1:20 PM -- If wireless technology is a key part of your IT strategy, you may have felt a bit picked on this week.
We're not sure if it's a trend or just coincidence, but security researchers around the globe have had mobile technology in their sights in recent days, and the result is a growing list of vulnerabilities that IT administrators should examine closely.
First, a researcher from France Telecom SA (NYSE: FTE) discovered the first remotely exploitable 802.11 WiFi bug on a Linux machine. The kernel stack-overflow bug, which is in the open-source MadWiFi Linux kernel device driver, lets an attacker run malicious code remotely on an infected machine -- and the infected machine doesn't even have to be on a WiFi network to get "owned." (See Critical WiFi Bug Found on Linux.) The vulnerability is far from the first to be found in 802.11 environments, which were supposed to make WiFi safer.
Then, in Germany, three researchers from the Darmstadt University of Technology demonstrated their ability to extract a WEP encryption key from an intercepted stream of data in about three seconds. The demonstration was the fastest-ever crack of the popular WEP technology, which was first shown to be flawed more than five years ago. (See Researchers Put Nail in WEP's Coffin.)
Elsewhere in Europe, researchers were demonstrating a new, low-cost prototype sniffer based on a $30 Bluetooth USB dongle. The dongle's developers say their finding opens the door for open-source freebie sniffing tools for Bluetooth researchers -- in fact, they were able to crack a commercial sniffer package and copy and load it onto a USB stick. (See Hacking Bluetooth With a USB Stick .)
Here in the U.S., two security firms reported that vulnerabilities in emerging mobile and cellular technologies -- combined with the increasing ubiquity of the devices across the globe -- are making the wireless phone a more attractive target than ever for hackers. McAfee Inc. (NYSE: MFE)'s Avert Labs predicted that the number of mobile malware attacks targeted at smartphones and wireless PDAs will double by the end of this year. Mobile security vendor Sipera Systems reported a number of vulnerabilities in dualmode cellular and WiFi phone systems. (See Mobile Phones: Hackers' Next Target.)
And in Amsterdam, independent researcher Adam Laurie demonstrated how he reprogrammed RFID tags and could duplicate a legitimate user's building cardkey at Black Hat Europe. Laurie said he developed the exploit simply by reading the RFID manufacturers' data sheets. (See RFID Under Attack Again.)

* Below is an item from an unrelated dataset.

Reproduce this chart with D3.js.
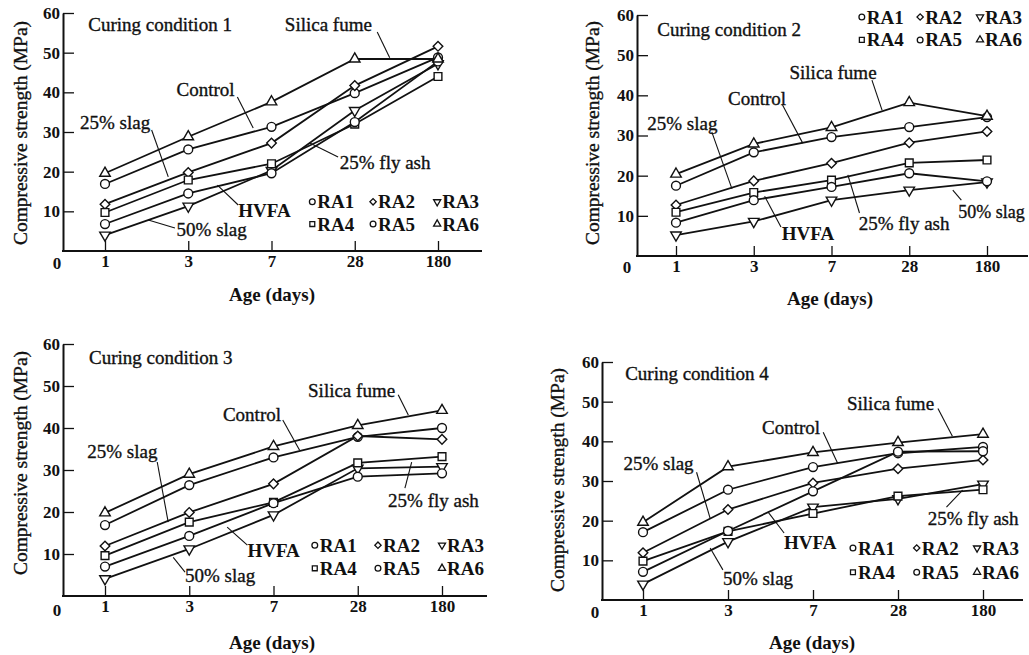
<!DOCTYPE html>
<html>
<head>
<meta charset="utf-8">
<script src="https://cdn.jsdelivr.net/npm/d3@7"></script>
<style>
body{margin:0;background:#fff;}
svg text{font-family:"Liberation Serif","Times New Roman",serif;fill:#111;}
svg text.heavy{stroke:#111;stroke-width:0.35px;}
</style>
</head>
<body>
<div id="chart"></div>
<script>
var w=1029, h=655;

//Ages on the x-axis (days), evenly spaced
var ages=["1","3","7","28","180"];
var yTicks=[10,20,30,40,50,60];
var mixes=["RA1","RA2","RA3","RA4","RA5","RA6"];
var titles=["Curing condition 1","Curing condition 2","Curing condition 3","Curing condition 4"];

//Compressive strength (MPa), one row per mix RA1..RA6
var cc1=[[16.9,25.6,31.3,39.8,48.8],
         [11.8,19.8,27.2,41.7,51.6],
         [4.0,11.3,20.3,35.4,47.2],
         [9.7,17.9,22.0,32.0,44.0],
         [6.8,14.5,19.6,32.5,47.8],
         [19.6,28.8,37.6,48.4,48.4]];
var cc2=[[17.5,25.8,29.6,32.1,34.6],
         [12.7,18.7,23.1,28.2,31.0],
         [5.2,8.6,13.9,16.4,18.4],
         [10.9,15.8,18.9,23.2,23.9],
         [8.3,13.9,17.2,20.6,18.6],
         [20.4,27.9,32.0,38.2,34.8]];
var cc3=[[16.9,26.4,33.0,37.9,40.0],
         [11.9,19.9,26.7,38.1,37.3],
         [4.1,11.2,19.3,30.4,30.8],
         [9.6,17.6,22.3,31.7,33.2],
         [7.0,14.3,22.1,28.4,29.2],
         [19.8,29.0,35.6,40.6,44.2]];
var cc4=[[17.1,27.8,33.5,37.0,38.6],
         [11.9,22.8,29.5,33.1,35.3],
         [4.0,14.7,23.4,25.5,29.2],
         [9.8,17.3,21.8,26.2,27.8],
         [7.1,17.4,27.4,37.4,37.5],
         [19.6,33.6,37.2,39.7,41.8]];
var conditions=[cc1,cc2,cc3,cc4];

//Marker shape per mix (symbol, rotation, size on lines, size in legend)
var shapes=[{s:d3.symbolCircle,r:0,z:62,lz:26},{s:d3.symbolSquare,r:45,z:46,lz:20},
            {s:d3.symbolTriangle,r:180,z:48,lz:22},{s:d3.symbolSquare,r:0,z:60,lz:24},
            {s:d3.symbolCircle,r:0,z:62,lz:26},{s:d3.symbolTriangle,r:0,z:48,lz:22}];

//Panel layout (pixels) and annotation positions (age index, MPa)
var panels=[
  {x0:105,x1:438,axL:63,axR:482,yB:251,yT:13,tickY:263,zeroX:57,xt:[272,294],yt:[20,133],
   title:[-0.20,57.0],
   legend:{cols:[2.49,3.22,3.99],rows:[12.4,6.8]},
   notes:[["Silica fume",2.16,57.2,[3.27,55.2,3.42,48.7]],
          ["Control",0.86,40.6,[1.59,38.8,1.78,31.0]],
          ["25% slag",-0.30,32.5,[0.56,30.5,0.76,18.7]],
          ["25% fly ash",2.82,22.4,[2.80,23.7,2.46,27.2]],
          ["HVFA",1.60,10.1,[1.60,11.6,1.35,16.6]],
          ["50% slag",0.86,5.3,[0.84,5.8,0.52,7.8]]]},
  {x0:676,x1:987,axL:637,axR:1028,yB:256,yT:15,tickY:267,zeroX:627,xt:[830,298],yt:[592,133],
   title:[-0.24,56.5],
   legend:{cols:[2.39,3.14,3.91],rows:[59.5,53.8]},
   notes:[["Silica fume",1.46,45.6,[2.52,43.8,2.65,36.3]],
          ["Control",0.67,39.3,[1.37,37.6,1.63,28.1]],
          ["25% slag",-0.37,33.1,[0.46,30.9,0.72,16.7]],
          ["HVFA",1.36,5.7,[1.35,7.2,1.14,14.9]],
          ["25% fly ash",2.35,8.2,[2.36,10.7,2.21,20.2]],
          ["50% slag",3.63,11.0,[3.67,13.9,3.56,16.4]]]},
  {x0:105,x1:442,axL:63,axR:487,yB:596,yT:344,tickY:610,zeroX:57,xt:[272,642],yt:[20,463],
   title:[-0.19,56.9],
   legend:{cols:[2.49,3.24,4.0],rows:[12.1,6.6]},
   notes:[["Silica fume",2.41,49.0,[3.48,47.9,3.60,43.1]],
          ["Control",1.40,43.3,[2.11,41.9,2.31,34.7]],
          ["25% slag",-0.21,34.3,[0.62,31.9,0.75,17.6]],
          ["HVFA",1.69,10.9,[1.69,12.1,1.45,16.4]],
          ["50% slag",0.95,4.9,[0.95,5.7,0.81,9.2]],
          ["25% fly ash",3.36,22.8,[3.56,25.7,3.64,31.9]]]},
  {x0:643,x1:983,axL:602,axR:1023,yB:600,yT:362,tickY:612,zeroX:595,xt:[812,642],yt:[557,480],
   title:[-0.21,57.1],
   legend:{cols:[2.47,3.22,3.93],rows:[13.1,7.0]},
   notes:[["Silica fume",2.40,49.6,[3.47,48.3,3.64,41.3]],
          ["Control",1.40,43.6,[2.12,42.3,2.29,34.5]],
          ["25% slag",-0.23,34.5,[0.63,32.2,0.79,20.6]],
          ["HVFA",1.66,14.4,[1.66,16.9,1.47,22.2]],
          ["50% slag",0.94,5.5,[0.94,7.6,0.79,13.1]],
          ["25% fly ash",3.35,20.6,[3.57,23.4,3.76,27.7]]]}
];

var svg=d3.select("#chart")
          .append("svg")
          .attr("width",w)
          .attr("height",h);

panels.forEach(function(p,k) {
    var data=conditions[k];
    var g=svg.append("g");

    var xScale=d3.scaleLinear().domain([0,ages.length-1]).range([p.x0,p.x1]);
    var yScale=d3.scaleLinear().domain([0,60]).range([p.yB,p.yT]);

    //Y axis with inward ticks
    var yAxis=g.append("g")
               .attr("transform","translate("+p.axL+",0)")
               .call(d3.axisLeft(yScale).tickValues(yTicks).tickSizeInner(-11).tickSizeOuter(0).tickPadding(3));
    yAxis.select(".domain").attr("stroke","#111").attr("stroke-width",2);
    yAxis.selectAll(".tick line").attr("stroke","#111").attr("stroke-width",1.3);
    yAxis.selectAll("text")
         .style("font-size","17px")
         .style("font-weight","bold")
         .attr("fill","#111");

    //X axis: ticks at each age, line runs past the last one
    var xAxis=g.append("g")
               .attr("transform","translate(0,"+p.yB+")")
               .call(d3.axisBottom(xScale).tickValues(d3.range(ages.length))
                       .tickFormat(function(i) {return ages[i];})
                       .tickSizeInner(-10).tickSizeOuter(0).tickPadding(4));
    xAxis.select(".domain").remove();
    xAxis.selectAll(".tick line").attr("stroke","#111").attr("stroke-width",1.3);
    xAxis.selectAll("text")
         .style("font-size","17px")
         .style("font-weight","bold")
         .attr("fill","#111");
    g.append("line")
     .attr("x1",p.axL-1).attr("x2",p.axR)
     .attr("y1",p.yB).attr("y2",p.yB)
     .attr("stroke","#111").attr("stroke-width",2);
    g.append("text")
     .attr("x",p.zeroX)
     .attr("y",p.tickY)
     .attr("text-anchor","middle")
     .attr("dominant-baseline","central")
     .style("font-size","17px")
     .style("font-weight","bold")
     .text("0");

    //Axis titles
    g.append("text")
     .attr("x",p.xt[0]).attr("y",p.xt[1])
     .attr("text-anchor","middle")
     .attr("dominant-baseline","central")
     .style("font-size","19px")
     .style("font-weight","bold")
     .text("Age (days)");
    g.append("text")
     .attr("class","heavy")
     .attr("transform","translate("+p.yt[0]+","+p.yt[1]+") rotate(-90)")
     .attr("text-anchor","middle")
     .attr("dominant-baseline","central")
     .style("font-size","19.5px")
     .text("Compressive strength (MPa)");

    //Panel title
    g.append("text")
     .attr("class","heavy")
     .attr("x",xScale(p.title[0])).attr("y",yScale(p.title[1]))
     .attr("dominant-baseline","central")
     .style("font-size","19px")
     .text(titles[k]);

    //Lines
    var line=d3.line()
               .x(function(d,i) {return xScale(i);})
               .y(function(d) {return yScale(d);});
    g.append("g")
     .selectAll("path")
     .data(data)
     .enter()
     .append("path")
     .attr("d",line)
     .attr("fill","none")
     .attr("stroke","#111")
     .attr("stroke-width",1.8);

    //Markers
    data.forEach(function(row,m) {
        g.append("g")
         .selectAll("path")
         .data(row)
         .enter()
         .append("path")
         .attr("d",d3.symbol().type(shapes[m].s).size(shapes[m].z))
         .attr("transform",function(d,i) {return "translate("+xScale(i)+","+yScale(d)+") rotate("+shapes[m].r+")";})
         .attr("fill","#fff")
         .attr("stroke","#111")
         .attr("stroke-width",1.4);
    });

    //Annotations with leader lines
    p.notes.forEach(function(n) {
        g.append("line")
         .attr("x1",xScale(n[3][0])).attr("y1",yScale(n[3][1]))
         .attr("x2",xScale(n[3][2])).attr("y2",yScale(n[3][3]))
         .attr("stroke","#111")
         .attr("stroke-width",1.1);
        g.append("text")
         .attr("class",n[0]=="HVFA"?null:"heavy")
         .attr("x",xScale(n[1])).attr("y",yScale(n[2]))
         .attr("dominant-baseline","central")
         .style("font-size",(k==1&&n[0]=="50% slag")?"18px":"19px")
         .style("font-weight",n[0]=="HVFA"?"bold":"normal")
         .text(n[0]);
    });

    //Legend, 2 rows x 3 columns
    mixes.forEach(function(name,m) {
        var cx=xScale(p.legend.cols[m%3]);
        var cy=yScale(p.legend.rows[Math.floor(m/3)]);
        g.append("path")
         .attr("d",d3.symbol().type(shapes[m].s).size(shapes[m].lz))
         .attr("transform","translate("+cx+","+cy+") rotate("+shapes[m].r+")")
         .attr("fill","#fff")
         .attr("stroke","#111")
         .attr("stroke-width",1.3);
        g.append("text")
         .attr("x",cx+5).attr("y",cy)
         .attr("dominant-baseline","central")
         .style("font-size","19px")
         .style("font-weight","bold")
         .text(name);
    });
});
</script>
</body>
</html>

What's the lesson of this week of wireless bugs? That while wireless may be convenient -- and sometimes even more efficient than wired technology -- it should be approached slowly and carefully, with one eye on the vulnerabilities it may expose in your network. As with many emerging technologies, what's good for the end user may mean a lot of new headaches for security managers.